I’ve always said: if you want something to last, start with a solid foundation. Whether it’s a sports team, a business, or a community initiative, true strength is built from the ground up.

When it comes to stakeholder engagement, the same rule applies. The magic doesn’t happen in the boardroom. It happens at the grassroots, in conversations, relationships, and small, consistent actions that build trust and ownership.

Here’s how to embrace bottom-up engagement and unlock the power of people at every level.

1. Start where people are, not where you are. Too often, engagement starts with an agenda. “Here’s our plan, what do you think?” But real connection starts with listening. People on the ground already have ideas, frustrations, and solutions. They just need someone to listen.

Practical tip: Get out there. Have conversations in community halls, local cafés, and site offices, not just formal meetings. Ask open questions like:

“What’s working well here?”
“If you could change one thing, what would it be?”

When you meet people where they are, physically and emotionally, you show respect. And that’s where trust begins.

2. Make it easy for people to get involved. If engagement feels complicated, people switch off. If it feels natural, they lean in.

Practical tip: Ditch the jargon. Use plain, positive language. Replace ‘stakeholder engagement strategy’ with ‘how we work together’. Make feedback simple, use quick polls, short check-ins, or open WhatsApp groups (if appropriate). When people can contribute without a pile of forms or red tape, they’re more likely to stay involved.

3. Empower, don’t control. Grassroots engagement works because it gives people a sense of ownership, not instruction. You’re not handing down decisions, you’re building them together.

Practical tip: When people come up with ideas, give them the tools and trust to act. Instead of saying, “We’ll take that away and review it,” say, “How can we help you make that happen?” Autonomy builds momentum. The more people feel trusted, the more they contribute.

4. Spot the champions and cheer them on. In every community or organisation, there are ‘quiet champions’, people who care deeply, get things done, and influence others just by being themselves. Find them. Support them. Celebrate them.
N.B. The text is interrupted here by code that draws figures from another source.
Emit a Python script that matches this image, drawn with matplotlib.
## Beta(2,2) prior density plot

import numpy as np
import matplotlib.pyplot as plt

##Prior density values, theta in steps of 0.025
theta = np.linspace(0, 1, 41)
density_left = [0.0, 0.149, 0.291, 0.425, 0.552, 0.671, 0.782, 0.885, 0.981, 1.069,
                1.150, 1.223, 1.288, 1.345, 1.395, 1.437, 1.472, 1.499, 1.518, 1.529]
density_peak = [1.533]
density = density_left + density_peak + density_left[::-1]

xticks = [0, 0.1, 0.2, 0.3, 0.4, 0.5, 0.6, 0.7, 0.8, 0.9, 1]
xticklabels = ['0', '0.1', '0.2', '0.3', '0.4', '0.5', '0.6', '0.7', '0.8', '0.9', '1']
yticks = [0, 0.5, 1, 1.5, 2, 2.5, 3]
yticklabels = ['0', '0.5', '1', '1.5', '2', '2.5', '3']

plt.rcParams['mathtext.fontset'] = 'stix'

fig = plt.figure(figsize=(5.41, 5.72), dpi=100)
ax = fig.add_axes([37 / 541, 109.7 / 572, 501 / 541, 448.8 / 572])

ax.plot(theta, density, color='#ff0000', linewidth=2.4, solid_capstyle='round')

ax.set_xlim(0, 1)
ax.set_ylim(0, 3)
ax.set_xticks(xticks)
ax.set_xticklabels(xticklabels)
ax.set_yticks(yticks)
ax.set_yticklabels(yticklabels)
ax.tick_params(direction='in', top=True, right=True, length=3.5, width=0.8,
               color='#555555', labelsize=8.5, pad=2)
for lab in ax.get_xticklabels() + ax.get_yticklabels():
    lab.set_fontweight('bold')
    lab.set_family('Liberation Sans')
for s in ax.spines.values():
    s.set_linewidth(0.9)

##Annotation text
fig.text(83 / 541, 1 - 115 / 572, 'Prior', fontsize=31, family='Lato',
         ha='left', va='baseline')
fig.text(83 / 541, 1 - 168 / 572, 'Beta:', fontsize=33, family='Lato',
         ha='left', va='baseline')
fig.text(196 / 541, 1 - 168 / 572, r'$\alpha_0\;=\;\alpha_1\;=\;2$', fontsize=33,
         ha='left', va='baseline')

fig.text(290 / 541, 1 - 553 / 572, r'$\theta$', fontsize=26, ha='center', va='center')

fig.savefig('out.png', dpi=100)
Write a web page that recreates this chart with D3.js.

Practical tip: When someone takes initiative, recognise it, publicly if possible. A simple thank-you, a mention in a meeting, or a post on your internal network goes a long way. Recognition creates ripple effects. When one person feels valued, others start stepping up too.

5. Build small wins into big success. Grassroots engagement isn’t about grand gestures, it’s about consistency. It’s the small wins that build big change.
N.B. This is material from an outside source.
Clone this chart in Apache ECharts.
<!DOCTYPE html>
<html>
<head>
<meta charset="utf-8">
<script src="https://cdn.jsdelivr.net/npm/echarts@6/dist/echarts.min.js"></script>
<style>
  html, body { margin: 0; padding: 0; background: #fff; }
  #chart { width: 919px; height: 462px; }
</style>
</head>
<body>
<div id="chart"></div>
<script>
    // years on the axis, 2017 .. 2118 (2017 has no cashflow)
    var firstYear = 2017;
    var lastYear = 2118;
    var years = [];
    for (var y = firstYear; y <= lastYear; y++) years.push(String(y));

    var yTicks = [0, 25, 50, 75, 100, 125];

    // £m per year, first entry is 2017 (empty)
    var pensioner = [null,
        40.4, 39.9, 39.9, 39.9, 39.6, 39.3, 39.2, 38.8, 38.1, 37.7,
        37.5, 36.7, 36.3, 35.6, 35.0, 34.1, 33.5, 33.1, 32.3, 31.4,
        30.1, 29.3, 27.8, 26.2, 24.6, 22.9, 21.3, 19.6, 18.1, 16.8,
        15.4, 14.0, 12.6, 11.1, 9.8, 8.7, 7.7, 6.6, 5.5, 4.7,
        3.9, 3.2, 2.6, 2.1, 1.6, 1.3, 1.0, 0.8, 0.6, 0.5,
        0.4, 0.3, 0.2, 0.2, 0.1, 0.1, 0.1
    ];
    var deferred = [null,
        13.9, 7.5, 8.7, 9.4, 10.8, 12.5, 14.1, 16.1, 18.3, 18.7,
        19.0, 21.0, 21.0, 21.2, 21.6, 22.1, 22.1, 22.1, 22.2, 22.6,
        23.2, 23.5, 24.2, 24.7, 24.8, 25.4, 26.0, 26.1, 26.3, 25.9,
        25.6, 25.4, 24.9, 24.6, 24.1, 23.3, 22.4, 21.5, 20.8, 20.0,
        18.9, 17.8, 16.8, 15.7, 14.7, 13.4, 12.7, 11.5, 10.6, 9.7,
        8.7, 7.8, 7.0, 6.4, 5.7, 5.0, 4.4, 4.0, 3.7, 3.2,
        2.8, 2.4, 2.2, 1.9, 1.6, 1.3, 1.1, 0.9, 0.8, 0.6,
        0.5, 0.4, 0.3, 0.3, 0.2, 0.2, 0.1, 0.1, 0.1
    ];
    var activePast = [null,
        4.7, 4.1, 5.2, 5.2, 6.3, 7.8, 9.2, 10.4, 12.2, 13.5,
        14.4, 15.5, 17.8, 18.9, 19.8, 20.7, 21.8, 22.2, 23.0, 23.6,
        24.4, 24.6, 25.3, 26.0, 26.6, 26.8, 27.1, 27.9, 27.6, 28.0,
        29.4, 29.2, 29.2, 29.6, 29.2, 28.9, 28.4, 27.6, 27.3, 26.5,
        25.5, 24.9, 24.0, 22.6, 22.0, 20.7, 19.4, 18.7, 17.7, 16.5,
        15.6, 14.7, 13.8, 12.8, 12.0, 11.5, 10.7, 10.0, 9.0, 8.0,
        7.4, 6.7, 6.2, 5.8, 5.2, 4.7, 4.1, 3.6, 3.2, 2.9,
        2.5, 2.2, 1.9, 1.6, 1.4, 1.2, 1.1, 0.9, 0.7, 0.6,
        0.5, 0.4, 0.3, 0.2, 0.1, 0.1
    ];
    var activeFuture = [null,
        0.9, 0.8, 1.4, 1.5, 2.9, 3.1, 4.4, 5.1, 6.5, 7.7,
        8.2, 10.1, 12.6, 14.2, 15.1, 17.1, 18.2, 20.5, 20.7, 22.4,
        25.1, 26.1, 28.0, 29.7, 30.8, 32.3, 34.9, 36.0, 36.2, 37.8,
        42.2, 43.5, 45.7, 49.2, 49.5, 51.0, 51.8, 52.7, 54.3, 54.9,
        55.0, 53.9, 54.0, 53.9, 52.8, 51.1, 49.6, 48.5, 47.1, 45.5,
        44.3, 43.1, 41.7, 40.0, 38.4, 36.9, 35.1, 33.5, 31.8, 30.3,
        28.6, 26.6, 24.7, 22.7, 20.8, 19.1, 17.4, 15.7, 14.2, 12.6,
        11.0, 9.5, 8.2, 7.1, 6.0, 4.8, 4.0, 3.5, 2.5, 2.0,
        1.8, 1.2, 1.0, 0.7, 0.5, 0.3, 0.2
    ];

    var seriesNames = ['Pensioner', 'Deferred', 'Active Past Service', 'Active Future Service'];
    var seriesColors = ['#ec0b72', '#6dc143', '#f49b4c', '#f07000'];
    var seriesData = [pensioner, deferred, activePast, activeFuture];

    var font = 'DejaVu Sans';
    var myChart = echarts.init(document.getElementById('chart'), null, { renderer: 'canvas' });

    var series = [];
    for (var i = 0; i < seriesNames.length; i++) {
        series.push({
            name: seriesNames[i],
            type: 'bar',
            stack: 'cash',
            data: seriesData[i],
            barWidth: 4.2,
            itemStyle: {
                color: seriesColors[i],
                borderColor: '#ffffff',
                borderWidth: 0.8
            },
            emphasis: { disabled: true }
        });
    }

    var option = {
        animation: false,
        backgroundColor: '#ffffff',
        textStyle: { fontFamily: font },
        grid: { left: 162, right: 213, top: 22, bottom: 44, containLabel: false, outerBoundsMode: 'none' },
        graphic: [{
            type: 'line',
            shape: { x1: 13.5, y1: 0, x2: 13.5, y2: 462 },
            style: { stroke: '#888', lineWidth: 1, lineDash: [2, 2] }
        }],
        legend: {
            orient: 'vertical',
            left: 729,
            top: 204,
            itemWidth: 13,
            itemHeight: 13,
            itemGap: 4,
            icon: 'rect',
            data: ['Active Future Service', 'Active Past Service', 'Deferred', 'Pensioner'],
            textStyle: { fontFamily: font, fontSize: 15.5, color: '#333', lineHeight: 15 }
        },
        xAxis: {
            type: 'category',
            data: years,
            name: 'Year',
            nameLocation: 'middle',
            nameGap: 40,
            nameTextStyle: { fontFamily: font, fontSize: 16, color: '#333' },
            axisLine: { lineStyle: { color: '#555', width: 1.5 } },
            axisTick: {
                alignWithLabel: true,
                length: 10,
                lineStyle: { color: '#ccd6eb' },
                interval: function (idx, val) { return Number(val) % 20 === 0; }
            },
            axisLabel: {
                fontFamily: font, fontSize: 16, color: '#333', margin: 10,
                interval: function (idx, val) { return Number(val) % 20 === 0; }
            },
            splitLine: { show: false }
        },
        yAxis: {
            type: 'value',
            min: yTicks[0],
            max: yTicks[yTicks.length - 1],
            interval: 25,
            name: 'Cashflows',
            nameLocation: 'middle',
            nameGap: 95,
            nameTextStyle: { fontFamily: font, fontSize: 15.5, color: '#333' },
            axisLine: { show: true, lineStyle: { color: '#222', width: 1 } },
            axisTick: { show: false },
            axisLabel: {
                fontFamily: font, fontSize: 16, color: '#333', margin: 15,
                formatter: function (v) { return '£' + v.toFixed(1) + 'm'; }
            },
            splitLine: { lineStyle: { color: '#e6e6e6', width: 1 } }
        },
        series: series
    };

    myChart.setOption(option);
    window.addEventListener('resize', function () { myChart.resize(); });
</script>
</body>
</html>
Practical tip: Break large goals into visible, achievable steps. Celebrate progress regularly. For example, if a community group improves a local space, share the before-and-after photos. Remind everyone that this is progress they created. Small wins create belief, and belief drives performance.
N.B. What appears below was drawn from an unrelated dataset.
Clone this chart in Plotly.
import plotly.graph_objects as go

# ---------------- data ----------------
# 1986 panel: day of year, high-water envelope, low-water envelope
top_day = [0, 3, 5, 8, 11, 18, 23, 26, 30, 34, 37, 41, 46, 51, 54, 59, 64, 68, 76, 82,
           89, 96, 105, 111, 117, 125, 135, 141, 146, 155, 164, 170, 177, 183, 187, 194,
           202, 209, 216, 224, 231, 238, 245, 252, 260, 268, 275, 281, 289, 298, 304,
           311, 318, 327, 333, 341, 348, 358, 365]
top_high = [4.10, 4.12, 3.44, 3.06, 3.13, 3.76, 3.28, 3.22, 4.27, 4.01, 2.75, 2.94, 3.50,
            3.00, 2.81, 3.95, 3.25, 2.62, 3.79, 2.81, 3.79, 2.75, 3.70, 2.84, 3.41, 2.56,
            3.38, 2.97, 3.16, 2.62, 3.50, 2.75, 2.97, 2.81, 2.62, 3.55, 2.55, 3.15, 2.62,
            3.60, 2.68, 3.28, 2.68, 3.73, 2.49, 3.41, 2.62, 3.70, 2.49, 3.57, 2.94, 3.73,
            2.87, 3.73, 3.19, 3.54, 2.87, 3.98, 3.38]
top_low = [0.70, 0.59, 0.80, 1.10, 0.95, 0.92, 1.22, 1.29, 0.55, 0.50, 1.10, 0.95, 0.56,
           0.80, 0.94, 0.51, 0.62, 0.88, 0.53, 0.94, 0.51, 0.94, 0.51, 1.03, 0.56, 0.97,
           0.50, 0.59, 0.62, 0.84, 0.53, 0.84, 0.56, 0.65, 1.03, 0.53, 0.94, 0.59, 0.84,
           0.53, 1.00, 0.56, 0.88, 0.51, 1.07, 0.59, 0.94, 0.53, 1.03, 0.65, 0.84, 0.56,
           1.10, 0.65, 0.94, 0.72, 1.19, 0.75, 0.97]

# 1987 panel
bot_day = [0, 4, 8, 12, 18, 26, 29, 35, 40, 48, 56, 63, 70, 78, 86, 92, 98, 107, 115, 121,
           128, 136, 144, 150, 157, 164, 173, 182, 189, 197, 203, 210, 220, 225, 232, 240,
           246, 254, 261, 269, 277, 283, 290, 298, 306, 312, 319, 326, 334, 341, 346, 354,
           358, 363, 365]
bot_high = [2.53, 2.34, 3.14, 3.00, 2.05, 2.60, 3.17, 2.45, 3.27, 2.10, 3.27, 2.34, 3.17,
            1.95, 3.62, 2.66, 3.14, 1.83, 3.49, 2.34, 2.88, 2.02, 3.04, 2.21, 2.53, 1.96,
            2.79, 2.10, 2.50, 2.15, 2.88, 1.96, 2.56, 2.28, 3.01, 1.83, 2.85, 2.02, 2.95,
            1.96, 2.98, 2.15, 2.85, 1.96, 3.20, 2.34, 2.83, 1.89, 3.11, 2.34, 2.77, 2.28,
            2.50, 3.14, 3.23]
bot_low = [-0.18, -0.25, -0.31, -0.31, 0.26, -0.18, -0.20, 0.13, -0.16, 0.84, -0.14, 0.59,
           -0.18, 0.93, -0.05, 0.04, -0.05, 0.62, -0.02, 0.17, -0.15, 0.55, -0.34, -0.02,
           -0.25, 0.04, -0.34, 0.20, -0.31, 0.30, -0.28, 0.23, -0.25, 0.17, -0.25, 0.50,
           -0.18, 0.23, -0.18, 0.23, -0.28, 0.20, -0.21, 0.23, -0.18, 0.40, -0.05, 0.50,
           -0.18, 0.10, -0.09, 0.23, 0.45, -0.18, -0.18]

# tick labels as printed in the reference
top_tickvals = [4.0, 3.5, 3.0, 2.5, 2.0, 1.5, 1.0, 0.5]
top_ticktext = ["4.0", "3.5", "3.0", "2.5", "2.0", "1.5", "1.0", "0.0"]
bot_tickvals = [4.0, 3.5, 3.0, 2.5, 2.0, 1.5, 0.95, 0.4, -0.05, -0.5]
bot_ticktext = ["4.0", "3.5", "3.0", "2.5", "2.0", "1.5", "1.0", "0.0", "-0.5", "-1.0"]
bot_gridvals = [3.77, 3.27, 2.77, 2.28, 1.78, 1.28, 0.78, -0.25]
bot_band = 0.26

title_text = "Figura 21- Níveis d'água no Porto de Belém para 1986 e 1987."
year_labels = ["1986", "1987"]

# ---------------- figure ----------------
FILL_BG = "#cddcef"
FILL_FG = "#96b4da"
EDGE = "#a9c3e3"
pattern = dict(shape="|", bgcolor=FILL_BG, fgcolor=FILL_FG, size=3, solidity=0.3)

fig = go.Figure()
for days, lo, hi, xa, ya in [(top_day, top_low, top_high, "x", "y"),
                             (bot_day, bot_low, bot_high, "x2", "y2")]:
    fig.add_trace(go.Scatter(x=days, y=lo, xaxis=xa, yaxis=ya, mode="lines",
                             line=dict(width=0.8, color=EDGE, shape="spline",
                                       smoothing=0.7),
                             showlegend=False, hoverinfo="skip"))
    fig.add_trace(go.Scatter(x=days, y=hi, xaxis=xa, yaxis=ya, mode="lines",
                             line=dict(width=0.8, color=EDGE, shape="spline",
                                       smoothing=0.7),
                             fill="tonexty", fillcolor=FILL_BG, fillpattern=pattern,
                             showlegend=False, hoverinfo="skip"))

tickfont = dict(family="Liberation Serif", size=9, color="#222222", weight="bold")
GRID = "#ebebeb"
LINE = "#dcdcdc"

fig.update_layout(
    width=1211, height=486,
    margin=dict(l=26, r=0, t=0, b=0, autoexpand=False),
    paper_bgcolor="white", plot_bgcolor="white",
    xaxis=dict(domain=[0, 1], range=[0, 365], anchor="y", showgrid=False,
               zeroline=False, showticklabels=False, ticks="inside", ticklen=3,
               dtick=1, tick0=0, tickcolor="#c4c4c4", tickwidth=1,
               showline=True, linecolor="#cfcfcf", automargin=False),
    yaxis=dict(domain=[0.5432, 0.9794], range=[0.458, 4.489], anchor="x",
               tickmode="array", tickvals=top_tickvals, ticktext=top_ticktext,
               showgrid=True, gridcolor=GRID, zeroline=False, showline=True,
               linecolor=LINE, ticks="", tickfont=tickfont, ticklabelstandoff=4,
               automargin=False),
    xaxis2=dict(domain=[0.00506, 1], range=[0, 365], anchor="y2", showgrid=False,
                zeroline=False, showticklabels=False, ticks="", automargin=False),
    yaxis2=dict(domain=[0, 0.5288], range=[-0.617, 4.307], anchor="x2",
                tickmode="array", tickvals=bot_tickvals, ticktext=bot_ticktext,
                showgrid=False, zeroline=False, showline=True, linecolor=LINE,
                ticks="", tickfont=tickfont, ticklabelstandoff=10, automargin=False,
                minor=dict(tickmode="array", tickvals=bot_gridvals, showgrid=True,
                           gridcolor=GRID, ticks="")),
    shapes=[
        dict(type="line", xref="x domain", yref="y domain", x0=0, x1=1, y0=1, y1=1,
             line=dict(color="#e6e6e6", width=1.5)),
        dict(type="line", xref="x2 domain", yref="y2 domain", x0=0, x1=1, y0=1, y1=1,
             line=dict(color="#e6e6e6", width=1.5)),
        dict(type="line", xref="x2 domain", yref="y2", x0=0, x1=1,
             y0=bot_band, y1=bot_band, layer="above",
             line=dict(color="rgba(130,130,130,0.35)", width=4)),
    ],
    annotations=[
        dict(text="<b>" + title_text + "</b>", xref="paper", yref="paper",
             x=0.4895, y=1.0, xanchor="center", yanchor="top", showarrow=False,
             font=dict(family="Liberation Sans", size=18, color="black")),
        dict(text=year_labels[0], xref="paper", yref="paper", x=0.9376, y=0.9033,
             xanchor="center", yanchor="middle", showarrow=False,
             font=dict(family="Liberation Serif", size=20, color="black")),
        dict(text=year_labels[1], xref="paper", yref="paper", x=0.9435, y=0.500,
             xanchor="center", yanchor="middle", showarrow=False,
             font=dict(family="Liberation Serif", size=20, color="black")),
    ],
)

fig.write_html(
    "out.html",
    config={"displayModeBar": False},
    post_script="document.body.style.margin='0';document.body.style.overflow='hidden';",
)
6. Stay curious, stay present. You can’t lead from behind a desk. The best leaders stay curious, they ask questions, listen, and keep learning from the people they serve.

Practical tip: Schedule time each month to ‘walk the ground’. Visit sites, chat informally, and observe. Not to check up, but to check in. You’ll learn more in one authentic conversation than from a dozen reports.

7. Make feedback a two-way street. Engagement only works when people see results. When they speak up, they need to know it made a difference.

Practical tip: Always close the loop. Share back what was heard and what’s changing because of it, even if the answer is, “We can’t do that right now, but here’s why.” Transparency builds credibility faster than perfection ever will.

Grassroots engagement isn’t soft, it’s smart. It’s about creating energy, ownership, and connection from the ground up. When people feel trusted, listened to, and empowered, they don’t just participate, they lead. Remember: leadership isn’t about being the loudest voice in the room. It’s about creating the space for others to be heard.

Start small, stay consistent, and celebrate progress. Because when you build from the bottom up, you don’t just create projects, you create communities that last.